The whole book feels unbalanced, as if Walker is only really interested in Liz's life through the making of Cleopatra. He's very detailed about her experiences as a child, in early films, through her reaction to Mike Todd's tragic death. After that point, the coverage gets spotty. I knew a little about Elizabeth Taylor's life before reading this book, and that little bit told me that she and Richard Burton had an electrifying love affair that changed both of them forever. In this book, Walker gives Burton short shrift. I got the feeling Walker dislikes Burton. He duly notes how Burton and Liz got together, their movies made together, their travels together, and the circumstances leading up to their marriages and divorces. But it seems like some fundamental acceptance of their affair was missing, as if Walker never understood why they stayed together for so long or what Liz saw in him.

For example, Walker printed in full several angry letters Liz's movie studio received when viewers found out about her affair with Burton. He also mentions numerous gushing magazine interviews Liz and Burton gave about each other, describing their feelings for each other--yet he does not quote more than a line from any of them. To me, these interviews are far more relevant to understanding Elizabeth than angry letters written by people who didn't even know her. When Burton wrote a book ("no, hardly that, a short story, a mere twenty-four pages including pictures," writes Walker) about Elizabeth, Walker dismisses it: "It became the burden that many a journalist interviewing him had to bear--hearing him laud Elizabeth to the skies, but in a way that implied how high his own stock stood as a lover" (283). One of the great love stories of the century, dismissed.
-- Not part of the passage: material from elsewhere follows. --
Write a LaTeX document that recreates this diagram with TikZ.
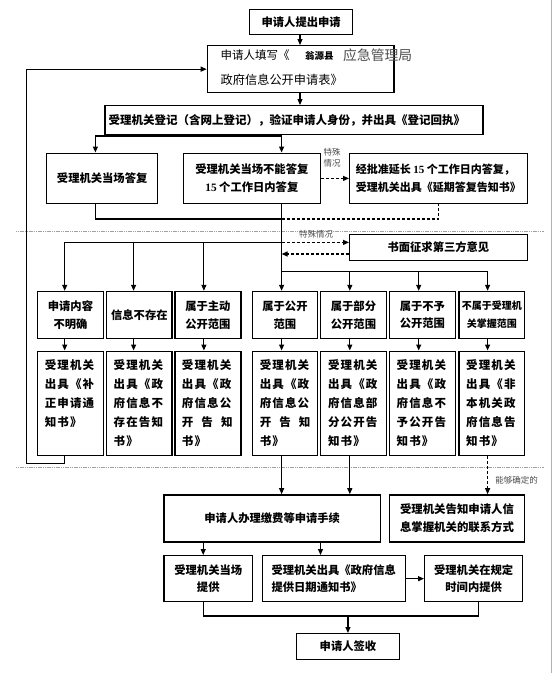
\documentclass[tikz,border=0pt]{standalone}
\usepackage{fontspec}
\setmainfont{Liberation Serif}
\newfontfamily\cjk{Noto Sans CJK SC}
\newfontfamily\cjkls[LetterSpace=10]{Noto Sans CJK SC}
\newfontfamily\tnr{Liberation Serif}
\usetikzlibrary{arrows.meta}
\newcommand\boxfont{\cjk\bfseries\fontsize{11.3}{17.7}\selectfont}
\newcommand\qfont{\cjkls\bfseries\fontsize{11.5}{19}\selectfont}
\newcommand\lblfont{\cjk\fontsize{8.5}{11.5}\selectfont}
\newcommand\kgz{\makebox[50.6pt][s]{开\hfill 告\hfill 知}}
\newcommand\fif{{\tnr\bfseries 15}}
\begin{document}
\begin{tikzpicture}[x=1pt,y=-1pt,
  box/.style={draw, line width=1.3pt, inner sep=0pt, anchor=north west, align=center, font=\boxfont},
  ln/.style={line width=1.1pt},
  arr/.style={ln, -{Triangle[length=6pt,width=5pt]}},
  darr/.style={arr, dash pattern=on 3pt off 2pt},
  dln/.style={ln, dash pattern=on 3pt off 2pt},
  sep/.style={line width=1.4pt, gray!75, dash pattern=on 1.2pt off 0.6pt},
  lbl/.style={font=\lblfont, text=black!70, inner sep=0pt, align=center},
  qt/.style={font=\qfont, inner sep=0pt, anchor=north west, align=left}]
\useasboundingbox (0,0) rectangle (554,673);
% right border
\coordinate (rb1) at (551.5,0);
\coordinate (rb2) at (551.5,673);
\draw[gray!60, line width=1pt] (rb1) -- (rb2);
% separators
\coordinate (sa1) at (15.9,231.3); \coordinate (sa2) at (544,231.3);
\coordinate (sb1) at (15.9,467.7); \coordinate (sb2) at (544,467.7);
\draw[sep] (sa1) -- (sa2);
\draw[sep] (sb1) -- (sb2);
% boxes
\node[box, minimum width=103pt, minimum height=25pt] (A) at (249,9) {申请人提出申请};
\node[box, minimum width=186.6pt, minimum height=47pt] (B) at (206.7,45) {};
\node[anchor=west, inner sep=0pt, font=\cjk\fontsize{11.5}{14}\selectfont] (B1) at (220.5,55) {申请人填写《};
\node[anchor=west, inner sep=0pt, font=\cjk\bfseries\fontsize{9.5}{12}\selectfont] (B2) at (305,55.5) {翁源县};
\node[anchor=west, inner sep=0pt, font=\cjk\fontsize{13.8}{16}\selectfont, text=black!70] (B3) at (343,55) {应急管理局};
\node[anchor=west, inner sep=0pt, font=\cjk\fontsize{12.2}{14}\selectfont] (B4) at (220.5,80) {政府信息公开申请表》};
\node[box, minimum width=378pt, minimum height=28.5pt, font=\cjk\bfseries\fontsize{11.5}{14}\selectfont] (C) at (104.2,105) {受理机关登记（含网上登记），验证申请人身份，并出具《登记回执》\kern14pt};
\node[box, minimum width=111pt, minimum height=50.5pt] (D) at (46,152.5) {受理机关当场答复};
\node[box, minimum width=137pt, minimum height=50.5pt] (E) at (182.7,152.5) {受理机关当场不能答复\\\fif{} 个工作日内答复};
\node[box, minimum width=177.5pt, minimum height=50.5pt, align=left, font=\cjk\bfseries\fontsize{11}{17.7}\selectfont] (F) at (349,152.5) {经批准延长 \fif{} 个工作日内答复，\\受理机关出具《延期答复告知书》};
\node[box, minimum width=177.5pt, minimum height=26.5pt] (G) at (349,233.5) {书面征求第三方意见};
% row 1
\node[box, minimum width=65.4pt, minimum height=47pt] (p1) at (37.1,290.8) {申请内容\\不明确};
\node[box, minimum width=65.4pt, minimum height=47pt] (p2) at (106,290.8) {信息不存在};
\node[box, minimum width=66pt, minimum height=47pt] (p3) at (174.2,290.8) {属于主动\\公开范围};
\node[box, minimum width=65.4pt, minimum height=47pt] (p4) at (251.6,290.8) {属于公开\\范围};
\node[box, minimum width=66pt, minimum height=47pt] (p5) at (319.8,290.8) {属于部分\\公开范围};
\node[box, minimum width=66pt, minimum height=47pt] (p6) at (388.7,290.8) {属于不予\\公开范围};
\node[box, minimum width=65.7pt, minimum height=47pt, font=\cjk\bfseries\fontsize{10}{17.7}\selectfont] (p7) at (458.3,290.8) {不属于受理机\\关掌握范围};
% row 2
\node[box, minimum width=65.4pt, minimum height=104pt] (q1) at (37.1,350.5) {};
\node[box, minimum width=65.4pt, minimum height=104pt] (q2) at (106,350.5) {};
\node[box, minimum width=66pt, minimum height=104pt] (q3) at (174.2,350.5) {};
\node[box, minimum width=65.4pt, minimum height=104pt] (q4) at (251.6,350.5) {};
\node[box, minimum width=66pt, minimum height=104pt] (q5) at (319.8,350.5) {};
\node[box, minimum width=66pt, minimum height=104pt] (q6) at (388.7,350.5) {};
\node[box, minimum width=65.7pt, minimum height=104pt] (q7) at (458.3,350.5) {};
\node[qt] (t1) at (44.6,359.6) {受理机关\\出具《补\\正申请通\\知书》};
\node[qt] (t2) at (113.5,359.6) {受理机关\\出具《政\\府信息不\\存在告知\\书》};
\node[qt] (t3) at (181.7,359.6) {受理机关\\出具《政\\府信息公\\\kgz\\书》};
\node[qt] (t4) at (259.6,359.6) {受理机关\\出具《政\\府信息公\\\kgz\\书》};
\node[qt] (t5) at (327.8,359.6) {受理机关\\出具《政\\府信息部\\分公开告\\知书》};
\node[qt] (t6) at (396.5,359.6) {受理机关\\出具《政\\府信息不\\予公开告\\知书》};
\node[qt] (t7) at (466,359.6) {受理机关\\出具《非\\本机关政\\府信息告\\知书》};
% bottom part
\node[box, minimum width=216.7pt, minimum height=47pt] (H) at (163.2,494.2) {申请人办理缴费等申请手续};
\node[box, minimum width=135.3pt, minimum height=47pt, font=\cjk\bfseries\fontsize{11.4}{17.7}\selectfont] (I) at (388.7,494.2) {受理机关告知申请人信\\息掌握机关的联系方式};
\node[box, minimum width=88.8pt, minimum height=46pt] (J) at (163.2,555) {受理机关当场\\提供};
\node[box, minimum width=143.1pt, minimum height=46pt, align=left] (K) at (261.5,555) {受理机关出具《政府信息\\提供日期通知书》};
\node[box, minimum width=98pt, minimum height=46pt] (L) at (424,555) {受理机关在规定\\时间内提供};
\node[box, minimum width=102.6pt, minimum height=26pt] (M) at (296,633) {申请人签收};
% x positions
\coordinate (xA) at (300,0);
\coordinate (xC) at (183,0);
\coordinate (xD) at (95.4,0);
\coordinate (xE) at (281.6,0);
\coordinate (x1) at (64.7,0);
\coordinate (x2) at (133.6,0);
\coordinate (x3) at (203.9,0);
\coordinate (x4) at (281.6,0);
\coordinate (x5) at (349.8,0);
\coordinate (x6) at (418.7,0);
\coordinate (x7) at (487.6,0);
\coordinate (xJ) at (203.2,0);
\coordinate (xK) at (320.5,0);
\coordinate (xL) at (478.8,0);
% connectors
\draw[arr] (xA |- A.south) -- (xA |- B.north);
\draw[arr] (xA |- B.south) -- (xA |- C.north);
\coordinate (jC) at (183,136);
\draw[ln] (xC |- C.south) -- (jC);
\draw[arr] (jC) -| (xD |- D.north);
\draw[arr] (jC) -| (xE |- E.north);
\draw[darr] (E.east) -- (F.west);
\node[lbl] (s1) at (332,158) {特殊\\情况};
\coordinate (jD) at (281.6,219);
\draw[ln] (xD |- D.south) |- (jD);
\draw[dln] (jD) -| (F.south);
\draw[arr] (xE |- E.south) -- (x4 |- p4.north);
\coordinate (jL) at (281.6,242.4);
\coordinate (y254) at (0,254);
\draw[arr] (jL) -| (x1 |- p1.north);
\draw[arr] (x2 |- jL) -- (x2 |- p2.north);
\draw[arr] (x3 |- jL) -- (x3 |- p3.north);
\draw[darr] (jL) -- (jL -| G.west);
\draw[darr] (G.west |- y254) -- (xE |- y254);
\node[lbl] (s2) at (316,234.5) {特殊情况};
\coordinate (jR) at (281.6,271.7);
\draw[arr] (jR) -| (x7 |- p7.north);
\draw[arr] (x5 |- jR) -- (x5 |- p5.north);
\draw[arr] (x6 |- jR) -- (x6 |- p6.north);
\foreach \i in {1,...,7} {\draw[arr] (x\i |- p\i.south) -- (x\i |- q\i.north);}
\coordinate (Lb) at (26.5,463.6);
\draw[arr] (x1 |- q1.south) |- (Lb) |- (B.west);
\draw[arr] (x4 |- q4.south) -- (x4 |- H.north);
\draw[arr] (x5 |- q5.south) -- (x5 |- H.north);
\draw[darr] (x7 |- q7.south) -- (x7 |- I.north);
\node[lbl] (s3) at (516.5,480) {能够确定的};
\draw[arr] (xJ |- H.south) -- (xJ |- J.north);
\draw[arr] (xK |- H.south) -- (xK |- K.north);
\draw[arr] (K.east) -- (L.west);
\coordinate (jB) at (348,616);
\draw[ln] (xJ |- J.south) |- (xL |- jB) -- (xL |- L.south);
\draw[arr] (M.north |- jB) -- (M.north);
\end{tikzpicture}
\end{document}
Burton notwithstanding, there are more problems at the end of the book. My edition is a revised edition, a 1997 update to the original, published in 1990. (Amazon sells the original 1990 edition, as far as I can tell, so if you do buy this version, you won't have this issue.) In any case, in the 1997 edition, you get two more chapters detailing the Fortensky marriage, with a word-for-word repeat of the three concluding pages of the 1990 edition. Sloppy work by the publisher, revealing how little care was taken with the book in the first place.

Overall, this book was useful for giving me more information about Elizabeth and her life. Unfortunately, I felt it was biased and spotty in terms of coverage. I'm looking forward to reading other bios of Liz for a more rounded picture of this remarkable woman's life.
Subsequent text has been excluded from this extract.